• **THE REQUEST**
Would you repeat the listing exactly but omit every picture?
-- Start of SOURCE EXCERPT --
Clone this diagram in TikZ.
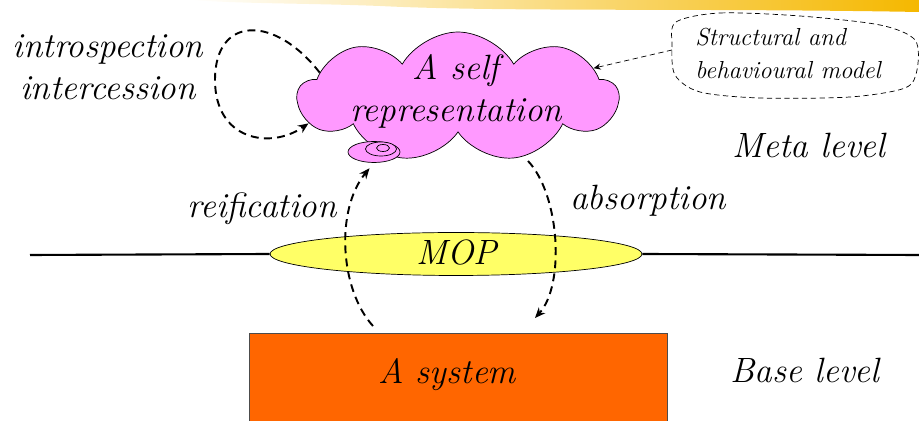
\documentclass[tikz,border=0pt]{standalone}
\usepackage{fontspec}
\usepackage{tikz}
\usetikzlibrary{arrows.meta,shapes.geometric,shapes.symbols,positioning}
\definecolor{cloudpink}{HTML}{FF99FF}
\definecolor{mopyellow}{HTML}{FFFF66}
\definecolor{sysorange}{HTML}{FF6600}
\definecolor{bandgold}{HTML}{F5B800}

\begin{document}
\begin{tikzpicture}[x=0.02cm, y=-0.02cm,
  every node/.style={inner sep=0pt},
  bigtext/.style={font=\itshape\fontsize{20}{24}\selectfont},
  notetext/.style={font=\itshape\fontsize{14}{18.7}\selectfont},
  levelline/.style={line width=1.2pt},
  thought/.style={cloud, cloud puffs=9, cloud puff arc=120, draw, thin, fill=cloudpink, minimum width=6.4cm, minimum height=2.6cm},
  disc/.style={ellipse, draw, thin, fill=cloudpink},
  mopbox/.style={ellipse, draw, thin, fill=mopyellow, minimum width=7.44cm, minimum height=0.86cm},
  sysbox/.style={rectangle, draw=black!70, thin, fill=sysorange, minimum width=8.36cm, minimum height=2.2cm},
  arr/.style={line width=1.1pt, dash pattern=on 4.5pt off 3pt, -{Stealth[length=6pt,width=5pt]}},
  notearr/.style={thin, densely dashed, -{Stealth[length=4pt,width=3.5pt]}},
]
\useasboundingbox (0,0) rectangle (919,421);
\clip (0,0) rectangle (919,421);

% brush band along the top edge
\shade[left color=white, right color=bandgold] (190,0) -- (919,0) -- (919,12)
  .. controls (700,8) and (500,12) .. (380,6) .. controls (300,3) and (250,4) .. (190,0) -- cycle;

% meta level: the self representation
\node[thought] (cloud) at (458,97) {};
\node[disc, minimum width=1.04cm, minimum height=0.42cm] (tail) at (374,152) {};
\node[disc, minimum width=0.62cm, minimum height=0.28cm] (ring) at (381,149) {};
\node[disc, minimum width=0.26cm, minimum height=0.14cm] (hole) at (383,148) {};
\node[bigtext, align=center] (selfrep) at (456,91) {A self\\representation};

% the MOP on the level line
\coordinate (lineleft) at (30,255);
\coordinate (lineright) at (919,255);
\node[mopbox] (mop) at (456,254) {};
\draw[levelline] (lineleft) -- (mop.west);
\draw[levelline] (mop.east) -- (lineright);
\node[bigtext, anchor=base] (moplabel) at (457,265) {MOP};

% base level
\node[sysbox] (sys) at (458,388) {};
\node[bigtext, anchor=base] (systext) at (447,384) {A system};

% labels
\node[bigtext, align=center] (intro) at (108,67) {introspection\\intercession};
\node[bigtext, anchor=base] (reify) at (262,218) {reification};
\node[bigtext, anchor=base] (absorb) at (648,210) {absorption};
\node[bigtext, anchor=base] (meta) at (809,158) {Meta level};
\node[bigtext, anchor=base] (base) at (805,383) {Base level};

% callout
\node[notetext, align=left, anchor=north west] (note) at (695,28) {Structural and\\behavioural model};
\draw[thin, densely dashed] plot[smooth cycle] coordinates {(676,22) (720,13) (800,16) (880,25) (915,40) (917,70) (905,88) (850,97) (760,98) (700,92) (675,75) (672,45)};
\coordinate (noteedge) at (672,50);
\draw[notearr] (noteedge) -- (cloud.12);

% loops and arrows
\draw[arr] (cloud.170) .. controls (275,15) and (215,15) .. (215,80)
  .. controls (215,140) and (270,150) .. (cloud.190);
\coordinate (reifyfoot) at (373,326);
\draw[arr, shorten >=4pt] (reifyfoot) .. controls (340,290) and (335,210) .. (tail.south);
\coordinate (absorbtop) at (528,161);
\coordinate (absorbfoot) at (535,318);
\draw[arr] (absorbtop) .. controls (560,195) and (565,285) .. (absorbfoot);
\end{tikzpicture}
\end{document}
-- End of SOURCE EXCERPT --
• **RESPONSE BELOW**
Clone this diagram in TikZ.
\documentclass[tikz,border=0pt]{standalone}
\usepackage{fontspec}
\usepackage{tikz}
\usetikzlibrary{arrows.meta,shapes.geometric,shapes.symbols,positioning}
\definecolor{cloudpink}{HTML}{FF99FF}
\definecolor{mopyellow}{HTML}{FFFF66}
\definecolor{sysorange}{HTML}{FF6600}
\definecolor{bandgold}{HTML}{F5B800}

\begin{document}
\begin{tikzpicture}[x=0.02cm, y=-0.02cm,
  every node/.style={inner sep=0pt},
  bigtext/.style={font=\itshape\fontsize{20}{24}\selectfont},
  notetext/.style={font=\itshape\fontsize{14}{18.7}\selectfont},
  levelline/.style={line width=1.2pt},
  thought/.style={cloud, cloud puffs=9, cloud puff arc=120, draw, thin, fill=cloudpink, minimum width=6.4cm, minimum height=2.6cm},
  disc/.style={ellipse, draw, thin, fill=cloudpink},
  mopbox/.style={ellipse, draw, thin, fill=mopyellow, minimum width=7.44cm, minimum height=0.86cm},
  sysbox/.style={rectangle, draw=black!70, thin, fill=sysorange, minimum width=8.36cm, minimum height=2.2cm},
  arr/.style={line width=1.1pt, dash pattern=on 4.5pt off 3pt, -{Stealth[length=6pt,width=5pt]}},
  notearr/.style={thin, densely dashed, -{Stealth[length=4pt,width=3.5pt]}},
]
\useasboundingbox (0,0) rectangle (919,421);
\clip (0,0) rectangle (919,421);

% brush band along the top edge
\shade[left color=white, right color=bandgold] (190,0) -- (919,0) -- (919,12)
  .. controls (700,8) and (500,12) .. (380,6) .. controls (300,3) and (250,4) .. (190,0) -- cycle;

% meta level: the self representation
\node[thought] (cloud) at (458,97) {};
\node[disc, minimum width=1.04cm, minimum height=0.42cm] (tail) at (374,152) {};
\node[disc, minimum width=0.62cm, minimum height=0.28cm] (ring) at (381,149) {};
\node[disc, minimum width=0.26cm, minimum height=0.14cm] (hole) at (383,148) {};
\node[bigtext, align=center] (selfrep) at (456,91) {A self\\representation};

% the MOP on the level line
\coordinate (lineleft) at (30,255);
\coordinate (lineright) at (919,255);
\node[mopbox] (mop) at (456,254) {};
\draw[levelline] (lineleft) -- (mop.west);
\draw[levelline] (mop.east) -- (lineright);
\node[bigtext, anchor=base] (moplabel) at (457,265) {MOP};

% base level
\node[sysbox] (sys) at (458,388) {};
\node[bigtext, anchor=base] (systext) at (447,384) {A system};

% labels
\node[bigtext, align=center] (intro) at (108,67) {introspection\\intercession};
\node[bigtext, anchor=base] (reify) at (262,218) {reification};
\node[bigtext, anchor=base] (absorb) at (648,210) {absorption};
\node[bigtext, anchor=base] (meta) at (809,158) {Meta level};
\node[bigtext, anchor=base] (base) at (805,383) {Base level};

% callout
\node[notetext, align=left, anchor=north west] (note) at (695,28) {Structural and\\behavioural model};
\draw[thin, densely dashed] plot[smooth cycle] coordinates {(676,22) (720,13) (800,16) (880,25) (915,40) (917,70) (905,88) (850,97) (760,98) (700,92) (675,75) (672,45)};
\coordinate (noteedge) at (672,50);
\draw[notearr] (noteedge) -- (cloud.12);

% loops and arrows
\draw[arr] (cloud.170) .. controls (275,15) and (215,15) .. (215,80)
  .. controls (215,140) and (270,150) .. (cloud.190);
\coordinate (reifyfoot) at (373,326);
\draw[arr, shorten >=4pt] (reifyfoot) .. controls (340,290) and (335,210) .. (tail.south);
\coordinate (absorbtop) at (528,161);
\coordinate (absorbfoot) at (535,318);
\draw[arr] (absorbtop) .. controls (560,195) and (565,285) .. (absorbfoot);
\end{tikzpicture}
\end{document}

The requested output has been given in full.